John Tauer is a professor of psychology at the University of St. Thomas and also the school’s men’s basketball coach. A Minnesota native, he grew up a Timberwolves fan. As a coach he can appreciate how things might have been different had pingpong balls bounced differently. As a professor, he knows how hard it is on the fans.

“There is a certain, ‘Woe is me, this is just what happens when you’re a Timberwolves fan,’ ” Tauer said. “But this is not much different than a roulette wheel at a casino. At some point the odds should balance out. But we’re still looking at a relatively small sample size.”
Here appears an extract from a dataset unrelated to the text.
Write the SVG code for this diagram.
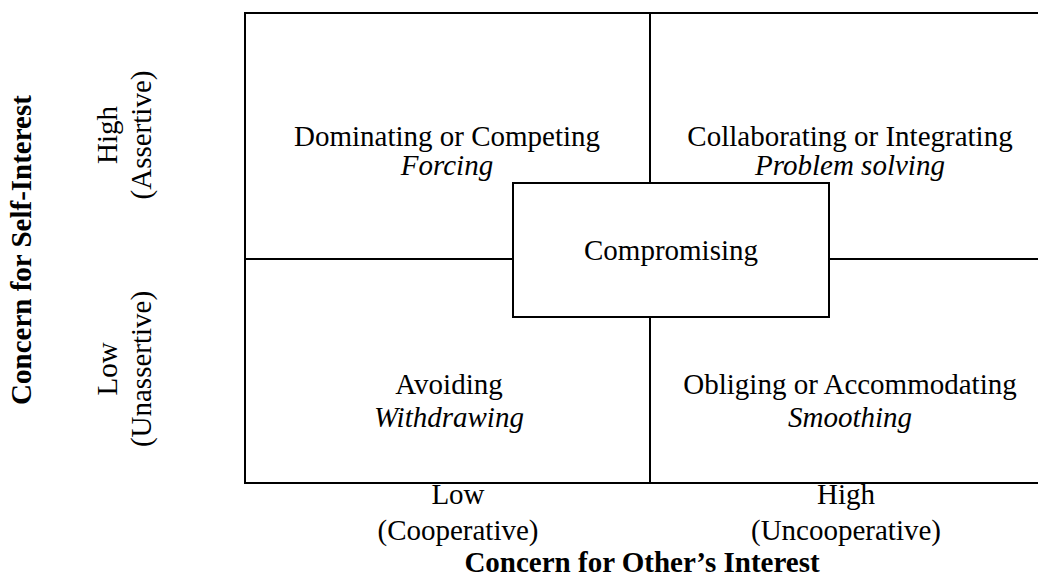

Tauer believes that, should the Wolves finally get that No. 1 pick Tuesday, all those black clouds will go away.

“It would right a lot of the wrongs that have happened in the lottery,” he said.

Odds against No. 1

The odds are it won’t happen. The Wolves have the best chance in the NBA of landing the top pick, but it’s only a one-in-four proposition.

Minnesota has a 25 percent chance at No. 1, a 21.5 percent chance of going second, a 17.8 percent chance at the third pick and a whopping 35.7 chance of moving down to fourth. That means there’s better than half a chance — 53.5 percent — that the Wolves will end up lower than second.

Indeed, the odds always have been against the Wolves moving up in a lottery. So, taken year by year, no result is surprising.

But is it surprising that, over 18 years, the Wolves have never moved up?

“Even if not one of the 18 disappointments the Wolves have suffered can be considered surprising, the fact that the lottery did not improve [the team’s] position once in all these years is rather unusual,” said Douglas N. Arnold, McKnight Presidential professor of mathematics at the University of Minnesota.

How unusual? According to Arnold, the chance the Wolves would never have moved up in 18 tries is “only 2.4 percent, or about one chance in 40.”

But, as Arnold said, the odds don’t remember. So winning the top pick this year isn’t influenced by anything other than those one-in-four-odds.

Not lucky charms, holy water or living for three weeks on a billboard’s catwalk.